What were the bank's Camels ratings during that time? Answer: straight 2s, on a scale of 1 to 5 for each category covered by the Camels system, with 1 being great and 5 being brain dead. These were strong ratings, and they included a full-scope examination conducted by the Federal Deposit Insurance Corp. in June 2007.

By the time the state reported the bank's Camels ratings in November 2008, the scores had deteriorated to 5,5,5,5,5,4/5. Two months later the bank was closed, leading to a $131 million loss to the insurance fund.

Sadly, the pattern of scores seen at Bank of Clark County is typical of findings in virtually all the other failed banks for which MLRs are written.

This isn't a matter of implementation or execution. The problem is the system itself. The evidence of more than 3,400 failed banks in 25 years—and the ratings these institutions received shortly before folding—simply overwhelms any defense of the usefulness of Camels.

The United States needs a new, 21st century model for identifying, monitoring and reporting risk at banks. The model must be forward-looking, not backward-looking as the Camels ratings are; it must consider a bank's momentum as well as the emerging risks. It also should be transparent to bankers, depositors, and investors in bank equity and debt. Finally, the new model should be based on objective measures.

My analysis of failed banks shows that there are several factors worth focusing on. There's loan and asset concentration risk, of course. But two other important areas relate to "velocity," i.e. how fast a bank's loans are growing and how fast loans are growing overall in the bank's geographic market. A good rule of thumb: banks and markets with fast loan growth are more risky than banks and markets where loans are growing at a more constrained pace.

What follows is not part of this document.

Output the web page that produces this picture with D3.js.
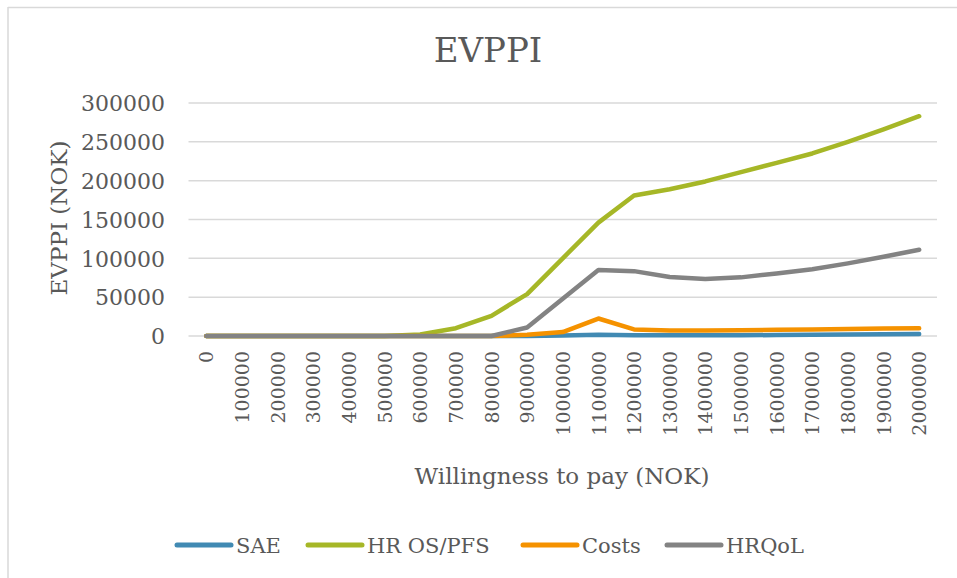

Though requiring great judgment on the part of regulators, perhaps the most important factor of all is the need to evaluate the skill and experience of a bank's board of directors to oversee strategy, management selection, risk appetite and controls. Banks that plan to take on strategic risk and grow through acquisitions should have superior board ratings.

We clearly need a process that takes all of this into account, to replace what we have now in Camels, and bankers and regulators should take the initiative and collaborate in designing it.

Richard J. Parsons, a former Bank of America executive, is the author of "Broke: America's Banking System —Common Sense Ideas to Fix Banking in America."